I would be very careful about trying to affect the seller's future sale. If you communicate the survey then fine but what if:
a) seller cannot sell because of untrue comments about his property. (The facts of the survey are one thing, "possible damp" but the assertion that they are indicative of further damage is speculation)
b) seller has to drop price because a surveyor who was working for you has indicated that the price needs dropping.
c) future buyers have to spend money on unnecessary surveys which maybe their own first survey would not have recommended. (Possible damp is a frequent "cover yourself" term for surveyors in houses of that age.
It is nothing more than revenge and makes the whole process very unpleasant.
Essentially the vendor pulled out.
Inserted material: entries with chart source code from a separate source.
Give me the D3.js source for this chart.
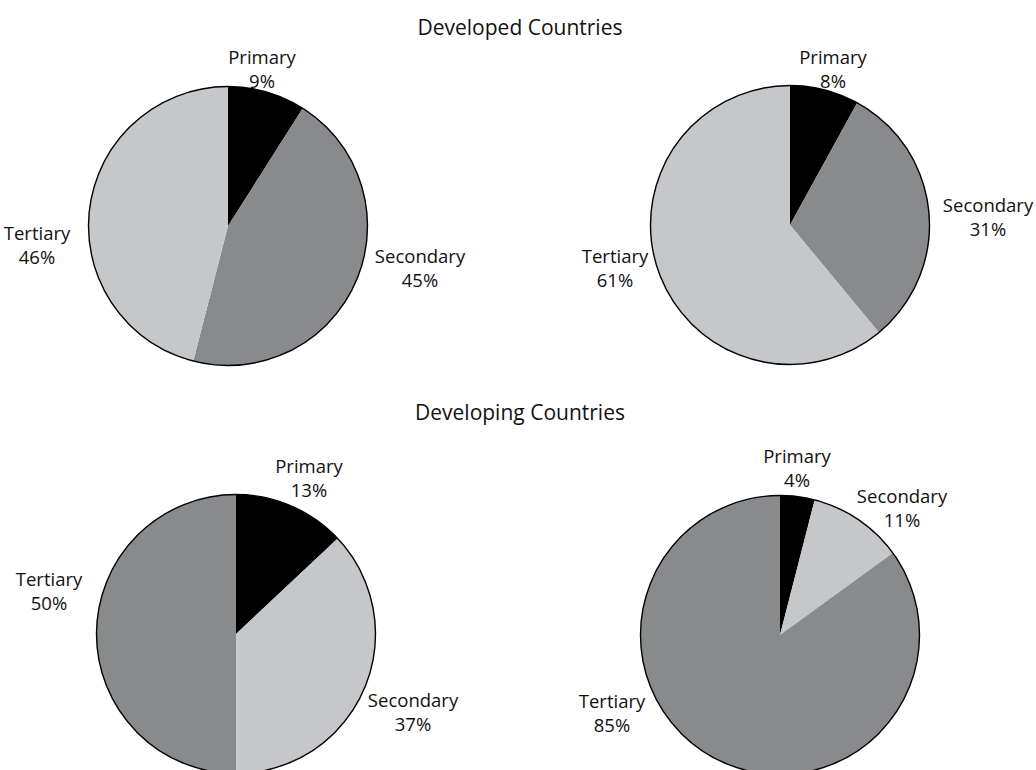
<!DOCTYPE html>
<html>
<head>
<meta charset="utf-8">
<script src="https://cdn.jsdelivr.net/npm/d3@7"></script>
<style>
  body { margin: 0; background: #fff; }
  text { font-family: "Open Sans", sans-serif; font-size: 18.5px; fill: #111; }
  text.title { font-size: 21px; }
</style>
</head>
<body>
<script>
// sectors, clockwise from 12 o'clock
var sectors = ["Primary", "Secondary", "Tertiary"];

// shares (%) for each pie
var developedA = [9, 45, 46];
var developedB = [8, 31, 61];
var developingA = [13, 37, 50];
var developingB = [4, 11, 85];

var groupTitles = ["Developed Countries", "Developing Countries"];

// fills per sector (top row / bottom row swap the two greys)
var fillsTop = ["#000000", "#898a8c", "#c6c7c9"];
var fillsBottom = ["#000000", "#c6c7c9", "#898a8c"];

var width = 1036, height = 770, radius = 139.5;

// pie placement and label offsets (relative to pie centre, first baseline)
var pies = [
    {values: developedA, fills: fillsTop, cx: 228, cy: 226,
     labels: [[34, -162], [192, 37], [-191, 14]]},
    {values: developedB, fills: fillsTop, cx: 790, cy: 225,
     labels: [[43, -161], [198, -13], [-175, 38]]},
    {values: developingA, fills: fillsBottom, cx: 236, cy: 634,
     labels: [[73, -161], [177, 73], [-187, -48]]},
    {values: developingB, fills: fillsBottom, cx: 780, cy: 635,
     labels: [[17, -172], [122, -132], [-168, 73]]}
];

var svg = d3.select("body")
    .append("svg")
    .attr("width", width)
    .attr("height", height);

var pie = d3.pie().sort(null);
var arc = d3.arc().innerRadius(0).outerRadius(radius);

pies.forEach(function(p){
    var g = svg.append("g")
        .attr("transform", "translate(" + p.cx + "," + p.cy + ")");

    g.selectAll(".slice")
        .data(pie(p.values))
        .enter()
        .append("path")
        .attr("class", "slice")
        .attr("d", arc)
        .attr("fill", function(d, i){ return p.fills[i]; });

    //outline only round the rim
    g.append("circle")
        .attr("r", radius)
        .attr("fill", "none")
        .attr("stroke", "#000")
        .attr("stroke-width", 1.4);

    var lab = g.selectAll(".lab")
        .data(p.values)
        .enter()
        .append("text")
        .attr("class", "lab")
        .attr("text-anchor", "middle")
        .attr("transform", function(d, i){
            return "translate(" + p.labels[i][0] + "," + p.labels[i][1] + ")";
        });
    lab.append("tspan")
        .attr("x", 0)
        .text(function(d, i){ return sectors[i]; });
    lab.append("tspan")
        .attr("x", 0)
        .attr("dy", 24)
        .text(function(d){ return d + "%"; });
});

svg.selectAll(".title")
    .data(groupTitles)
    .enter()
    .append("text")
    .attr("class", "title")
    .attr("text-anchor", "middle")
    .attr("x", 520)
    .attr("y", function(d, i){ return i === 0 ? 35 : 420; })
    .text(function(d){ return d; });
</script>
</body>
</html>
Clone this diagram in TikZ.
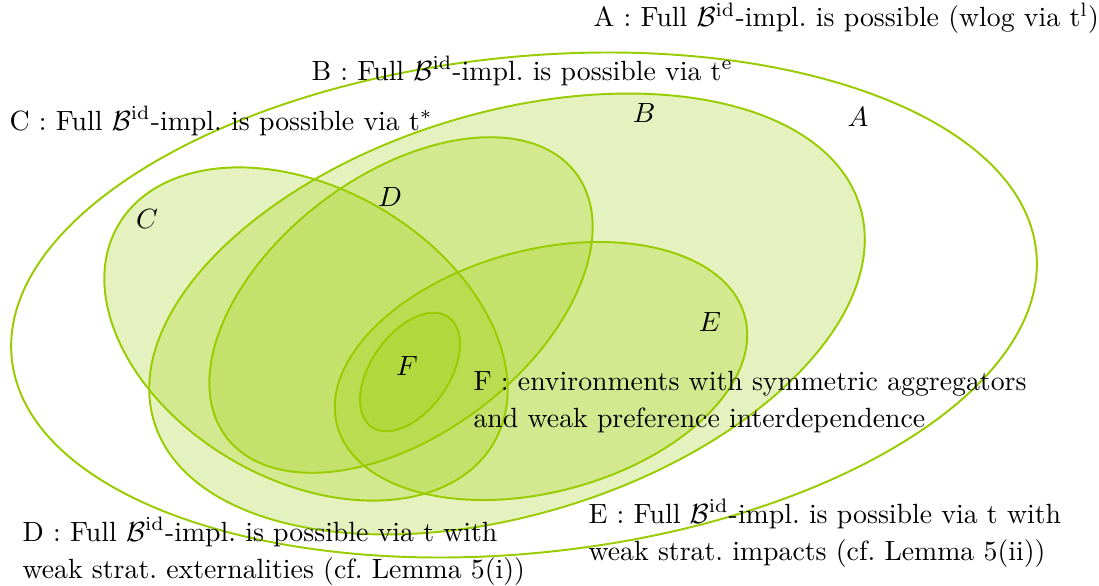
\documentclass[tikz,border=0pt]{standalone}
\usepackage{amsmath, amssymb}
\usepackage{tikz}
\usetikzlibrary{positioning}
\usepackage{xcolor}
\definecolor{vennGreen}{HTML}{99CC00}
\definecolor{vennText}{HTML}{000000}

\newcommand{\Bid}{$\mathcal{B}^{\mathrm{id}}$}

\begin{document}
\begin{tikzpicture}[x=0.01265cm, y=-0.01265cm,
    conjunto/.style={draw=vennGreen, line width=0.7pt, fill=vennGreen, fill opacity=0.25},
    etiqueta/.style={anchor=base west, inner sep=0pt, align=left, text=vennText,
      font=\fontsize{10}{13.3}\selectfont},
    letra/.style={inner sep=0pt, text=vennText, font=\fontsize{10}{12}\selectfont}]
        \useasboundingbox (0,0) rectangle (1099,585);
        % Conjunto A (solo borde)
        \draw[draw=vennGreen, line width=0.7pt, rotate around={6:(524,305)}]
          (524,305) ellipse [x radius=515, y radius=248];
        % Conjuntos B, C, D, E, F (relleno transparente)
        \filldraw[conjunto, rotate around={17:(507,314)}]
          (507,314) ellipse [x radius=369, y radius=201];
        \filldraw[conjunto, rotate around={-30:(306,334)}]
          (306,334) ellipse [x radius=217, y radius=146];
        \filldraw[conjunto, rotate around={37:(401,305)}]
          (401,305) ellipse [x radius=219, y radius=130];
        \filldraw[conjunto, rotate around={15:(541,371)}]
          (541,371) ellipse [x radius=211, y radius=121];
        \filldraw[conjunto, rotate around={55:(410,372)}]
          (410,372) ellipse [x radius=67, y radius=39];
        % Letras dentro de los conjuntos
        \node[letra] (labA) at (858,117) {$A$};
        \node[letra] (labB) at (644,113) {$B$};
        \node[letra] (labC) at (147,219) {$C$};
        \node[letra] (labD) at (390,197) {$D$};
        \node[letra] (labE) at (710,322) {$E$};
        \node[letra] (labF) at (407,366) {$F$};
        % Descripciones (ancla en la linea de base de la ultima linea)
        \node[etiqueta] (txtA) at (593,27)
          {A : Full \Bid-impl.\ is possible (wlog via t$^{\mathrm{l}}$)};
        \node[etiqueta] (txtB) at (311,80)
          {B : Full \Bid-impl.\ is possible via t$^{\mathrm{e}}$};
        \node[etiqueta] (txtC) at (9,130)
          {C : Full \Bid-impl.\ is possible via t$^{*}$};
        \node[etiqueta] (txtD) at (22,578)
          {D : Full \Bid-impl.\ is possible via t with\\
           weak strat.\ externalities (cf.\ Lemma 5(i))};
        \node[etiqueta] (txtE) at (588,560)
          {E : Full \Bid-impl.\ is possible via t with\\
           weak strat.\ impacts (cf.\ Lemma 5(ii))};
        \node[etiqueta] (txtF) at (473,427)
          {F : environments with symmetric aggregators\\
           and weak preference interdependence};
      \end{tikzpicture}
\end{document}
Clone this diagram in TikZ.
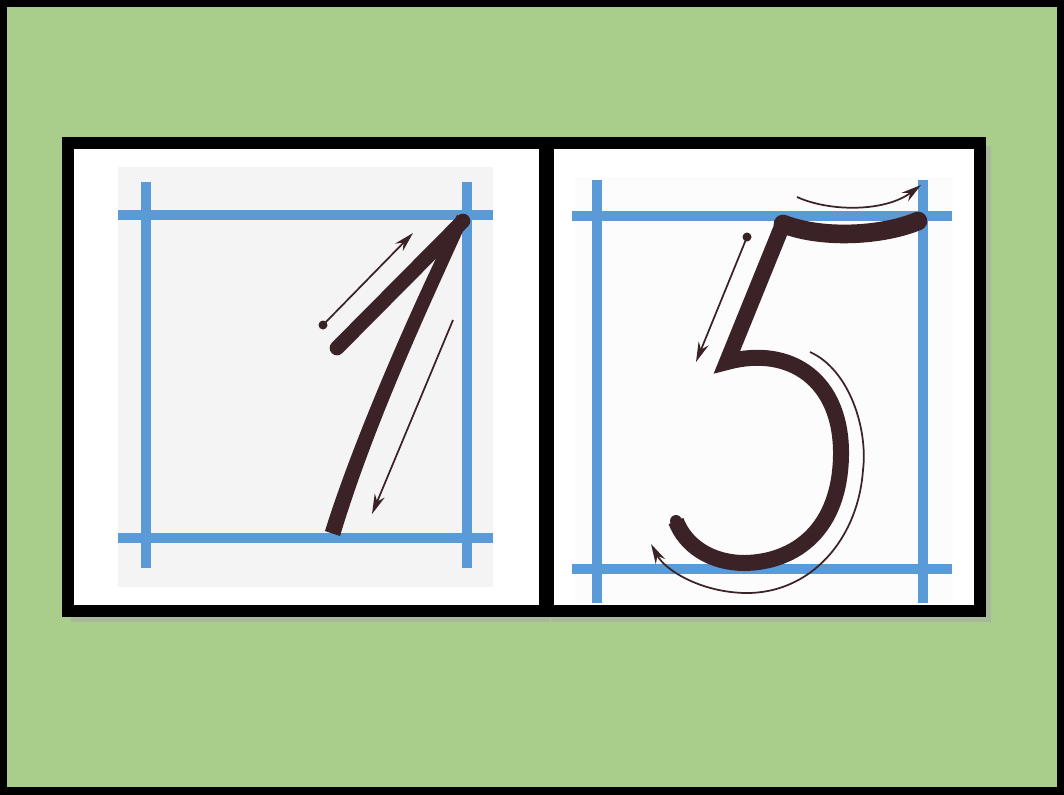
\documentclass[tikz,border=0pt]{standalone}
\usetikzlibrary{arrows.meta}
\definecolor{bg}{HTML}{A9CE8C}
\definecolor{guide}{HTML}{5A9AD6}
\definecolor{ink}{HTML}{3B2226}
\definecolor{paper}{HTML}{F4F4F5}
\tikzset{
  guideline/.style={guide, line width=7},
  stroke/.style={ink, line width=12, line cap=round, line join=round},
  hint/.style={ink, line width=1.3, -{Stealth[length=15, width=8]}},
  hintdot/.style={fill=ink, draw=none},
  frame/.style={draw=black, line width=9, fill=white},
}
\begin{document}
\begin{tikzpicture}[x=0.75pt, y=-0.75pt]
\useasboundingbox (0,0) rectangle (1064,794);
% background
\fill[bg] (0,0) rectangle (1064,794);
\draw[black, line width=6] (3,3) rectangle (1061,791);
% shadows
\fill[black!35, opacity=0.5] (71,146) rectangle (550,622);
\fill[black!35, opacity=0.5] (551,146) rectangle (991,622);
% frames
\draw[frame] (68,143) rectangle (545,611);
\draw[frame] (548,143) rectangle (980,611);
% paper areas
\fill[paper] (118,167) rectangle (493,587);
\fill[paper!30!white] (575,177) rectangle (953,603);
% guides left
\draw[guideline] (146,182) -- (146,568);
\draw[guideline] (467,182) -- (467,568);
\draw[guideline] (118,215) -- (493,215);
\draw[guideline] (118,538) -- (493,538);
% guides right
\draw[guideline] (597,180) -- (597,603);
\draw[guideline] (923,180) -- (923,603);
\draw[guideline] (572,216) -- (952,216);
\draw[guideline] (572,569) -- (952,569);
% digit 1
\coordinate (oneTop) at (463,221);
\coordinate (oneStart) at (337,348);
\draw[stroke, line width=11] (oneStart) -- (oneTop);
\fill[ink] (457,215) -- (468,220)
  .. controls (432,300) and (375,420) .. (340,536)
  -- (325,531)
  .. controls (350,450) and (405,320) .. (457,215) -- cycle;
% hints for 1
\coordinate (d1) at (323,325);
\coordinate (a1) at (413,233);
\fill[hintdot] (d1) circle (4.5);
\draw[hint] (d1) -- (a1);
\coordinate (b1) at (453,320);
\coordinate (c1) at (372,514);
\draw[hint] (b1) -- (c1);
% digit 5
\coordinate (fTopR) at (918,221);
\coordinate (fTopL) at (783,224);
\coordinate (fKnee) at (727,362);
\coordinate (fEnd) at (676,521);
\draw[stroke, line width=14] (fTopR) .. controls (885,235) and (825,240) .. (fTopL);
\draw[stroke, line width=12, line cap=butt, line join=miter] (fTopL) -- (fKnee)
  .. controls (790,345) and (842,380) .. (841,455)
  .. controls (840,530) and (795,562) .. (745,563)
  .. controls (710,563) and (685,545) .. (fEnd);
\fill[ink] (fEnd) circle (6);
\fill[ink] (777,217) -- (790,217) -- (788,232) -- (776,232) -- cycle;
% hints for 5
\coordinate (d5) at (747,237);
\coordinate (a5) at (696,362);
\fill[hintdot] (d5) circle (4.5);
\draw[hint] (d5) -- (a5);
\coordinate (t5s) at (797,197);
\coordinate (t5e) at (921,185);
\draw[hint] (t5s) .. controls (830,212) and (885,212) .. (t5e);
\coordinate (b5s) at (810,352);
\coordinate (b5e) at (651,544);
\draw[hint] (b5s) .. controls (850,370) and (868,430) .. (863,470)
  .. controls (858,540) and (810,594) .. (745,593)
  .. controls (700,592) and (665,570) .. (b5e);
\end{tikzpicture}
\end{document}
You offered below asking, you had a survey done, you quizzed him over damp/floors, you asked for another survey and I am sure gave the impression that you suspected "significant" damp - and therefore the sale was at risk anyway - certainly at that price.
If I were a vendor I'd do the same. You were absolutely right to request another survey if you wanted to be sure. And he was absolutely right if he wanted to pull out and go for a quicker, more straightforward sale.
Think if your "lost" buyers now tell all the local EAs that you are dodgy sellers who pull out at no notice because....., (and they may cite any reason they like), and that is passed on to other prospective buyers.... And you say "No that's not true..." But hey - damage done.
A new buyer will do their own checks and make their own agreement.
It is one thing being fair - quite another to try and screw over other people.